[Begin MATERIALS PROVIDED]

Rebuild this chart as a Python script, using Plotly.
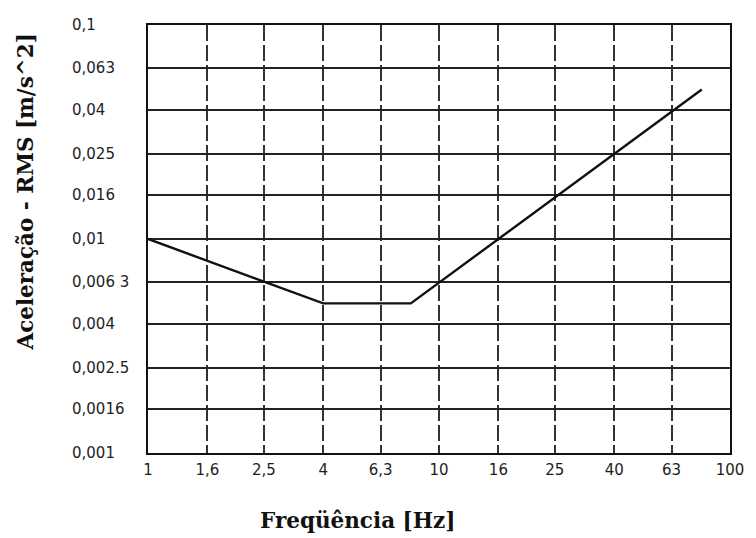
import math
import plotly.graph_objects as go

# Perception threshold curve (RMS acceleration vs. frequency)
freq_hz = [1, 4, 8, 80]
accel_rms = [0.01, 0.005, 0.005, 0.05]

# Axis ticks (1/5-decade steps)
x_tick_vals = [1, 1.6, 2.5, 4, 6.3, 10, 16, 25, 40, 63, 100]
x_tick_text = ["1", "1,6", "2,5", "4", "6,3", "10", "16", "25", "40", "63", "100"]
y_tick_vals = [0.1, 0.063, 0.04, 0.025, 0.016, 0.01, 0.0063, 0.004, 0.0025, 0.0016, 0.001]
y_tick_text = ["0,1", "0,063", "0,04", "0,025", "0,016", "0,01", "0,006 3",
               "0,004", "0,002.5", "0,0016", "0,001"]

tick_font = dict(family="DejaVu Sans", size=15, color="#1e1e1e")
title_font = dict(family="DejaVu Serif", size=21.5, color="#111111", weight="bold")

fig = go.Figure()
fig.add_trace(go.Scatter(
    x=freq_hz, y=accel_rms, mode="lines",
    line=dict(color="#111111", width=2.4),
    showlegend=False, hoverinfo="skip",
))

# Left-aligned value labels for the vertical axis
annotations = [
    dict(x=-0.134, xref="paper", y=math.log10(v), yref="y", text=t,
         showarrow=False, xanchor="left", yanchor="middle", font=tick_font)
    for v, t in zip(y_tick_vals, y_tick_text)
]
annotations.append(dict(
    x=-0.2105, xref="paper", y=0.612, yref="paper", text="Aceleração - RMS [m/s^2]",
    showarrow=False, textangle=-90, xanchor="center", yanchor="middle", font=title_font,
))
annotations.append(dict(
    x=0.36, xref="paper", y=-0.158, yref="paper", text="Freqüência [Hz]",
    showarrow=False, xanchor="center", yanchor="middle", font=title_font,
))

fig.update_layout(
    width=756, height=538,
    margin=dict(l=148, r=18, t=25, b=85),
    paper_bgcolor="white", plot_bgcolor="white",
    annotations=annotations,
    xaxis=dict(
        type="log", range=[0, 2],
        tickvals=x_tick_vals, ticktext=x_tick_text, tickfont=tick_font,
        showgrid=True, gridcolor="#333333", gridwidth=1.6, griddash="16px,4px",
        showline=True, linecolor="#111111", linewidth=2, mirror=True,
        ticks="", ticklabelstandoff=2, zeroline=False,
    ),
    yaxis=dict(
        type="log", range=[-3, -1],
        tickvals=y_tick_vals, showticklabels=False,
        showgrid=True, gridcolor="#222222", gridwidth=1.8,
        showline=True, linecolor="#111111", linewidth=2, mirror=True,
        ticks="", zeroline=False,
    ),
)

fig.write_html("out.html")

[End MATERIALS PROVIDED]
[Begin MATERIALS PROVIDED]

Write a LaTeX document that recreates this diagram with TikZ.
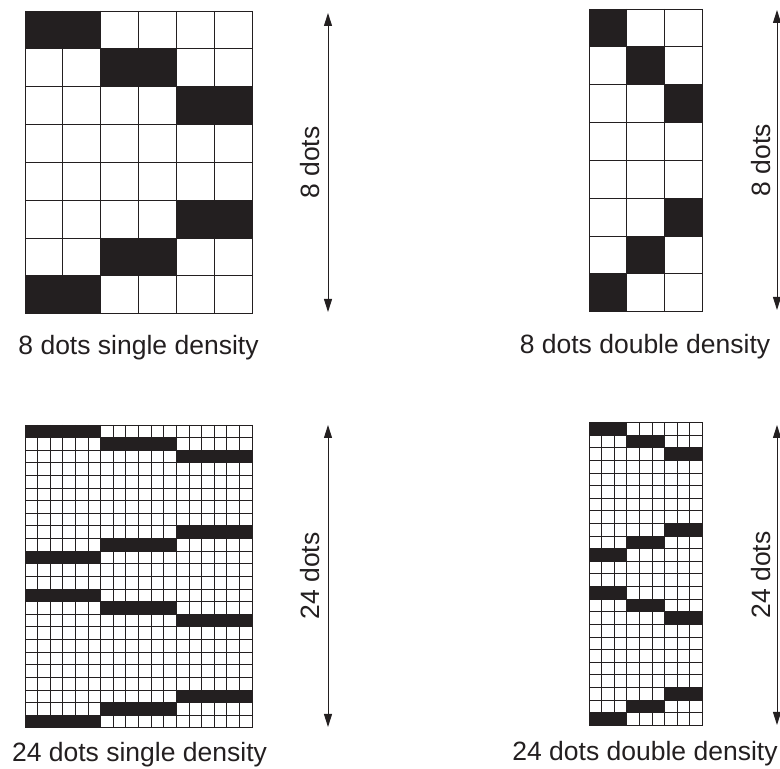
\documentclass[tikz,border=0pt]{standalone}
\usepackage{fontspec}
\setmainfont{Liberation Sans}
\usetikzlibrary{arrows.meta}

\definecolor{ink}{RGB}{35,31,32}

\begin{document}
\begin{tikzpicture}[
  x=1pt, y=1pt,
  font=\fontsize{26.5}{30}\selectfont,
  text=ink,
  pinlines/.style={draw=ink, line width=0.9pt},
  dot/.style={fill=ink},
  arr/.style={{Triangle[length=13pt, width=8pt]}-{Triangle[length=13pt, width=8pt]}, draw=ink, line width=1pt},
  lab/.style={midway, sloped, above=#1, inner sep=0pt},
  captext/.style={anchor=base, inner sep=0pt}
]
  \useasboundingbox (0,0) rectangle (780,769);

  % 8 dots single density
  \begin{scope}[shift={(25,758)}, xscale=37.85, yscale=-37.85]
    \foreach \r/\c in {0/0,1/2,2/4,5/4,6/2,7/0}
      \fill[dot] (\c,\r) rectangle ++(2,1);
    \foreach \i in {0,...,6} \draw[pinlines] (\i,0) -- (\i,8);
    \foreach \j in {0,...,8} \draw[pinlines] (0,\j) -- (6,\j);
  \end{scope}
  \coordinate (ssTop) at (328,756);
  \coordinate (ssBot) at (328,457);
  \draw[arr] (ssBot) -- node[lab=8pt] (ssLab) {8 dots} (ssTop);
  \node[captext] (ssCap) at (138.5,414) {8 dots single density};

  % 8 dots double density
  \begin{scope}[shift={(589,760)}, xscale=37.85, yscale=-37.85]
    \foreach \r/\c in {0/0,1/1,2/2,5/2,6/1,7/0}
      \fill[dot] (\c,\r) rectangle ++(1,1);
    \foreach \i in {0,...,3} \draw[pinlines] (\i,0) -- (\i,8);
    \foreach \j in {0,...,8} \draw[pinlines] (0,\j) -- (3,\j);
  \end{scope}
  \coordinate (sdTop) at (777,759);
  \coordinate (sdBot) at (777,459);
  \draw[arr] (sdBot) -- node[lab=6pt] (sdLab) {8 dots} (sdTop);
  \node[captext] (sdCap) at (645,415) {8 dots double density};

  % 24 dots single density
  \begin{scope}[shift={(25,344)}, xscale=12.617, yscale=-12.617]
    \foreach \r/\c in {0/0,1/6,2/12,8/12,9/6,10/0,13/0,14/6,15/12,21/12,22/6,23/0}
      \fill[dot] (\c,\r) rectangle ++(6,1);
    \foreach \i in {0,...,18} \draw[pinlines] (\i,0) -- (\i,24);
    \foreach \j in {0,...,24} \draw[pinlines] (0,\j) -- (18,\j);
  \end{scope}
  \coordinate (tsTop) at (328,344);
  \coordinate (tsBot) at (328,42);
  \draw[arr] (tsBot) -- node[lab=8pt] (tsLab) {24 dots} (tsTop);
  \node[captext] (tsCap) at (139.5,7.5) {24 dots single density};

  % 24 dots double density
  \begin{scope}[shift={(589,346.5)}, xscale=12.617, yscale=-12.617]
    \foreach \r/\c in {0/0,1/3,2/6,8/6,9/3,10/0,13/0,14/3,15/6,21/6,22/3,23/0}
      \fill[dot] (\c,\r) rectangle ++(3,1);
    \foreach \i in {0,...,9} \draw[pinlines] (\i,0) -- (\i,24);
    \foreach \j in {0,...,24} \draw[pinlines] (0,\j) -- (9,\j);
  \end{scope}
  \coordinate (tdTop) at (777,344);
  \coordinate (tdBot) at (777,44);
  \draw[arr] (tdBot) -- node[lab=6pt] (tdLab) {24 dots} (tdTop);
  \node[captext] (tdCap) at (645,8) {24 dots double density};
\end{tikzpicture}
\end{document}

[End MATERIALS PROVIDED]

> [EXERCISE GOAL] Within the listing above, find every line containing the string "this" and return it.

> [THE RESPONSE]
Rebuild this chart as a Python script, using Plotly.
Write a LaTeX document that recreates this diagram with TikZ.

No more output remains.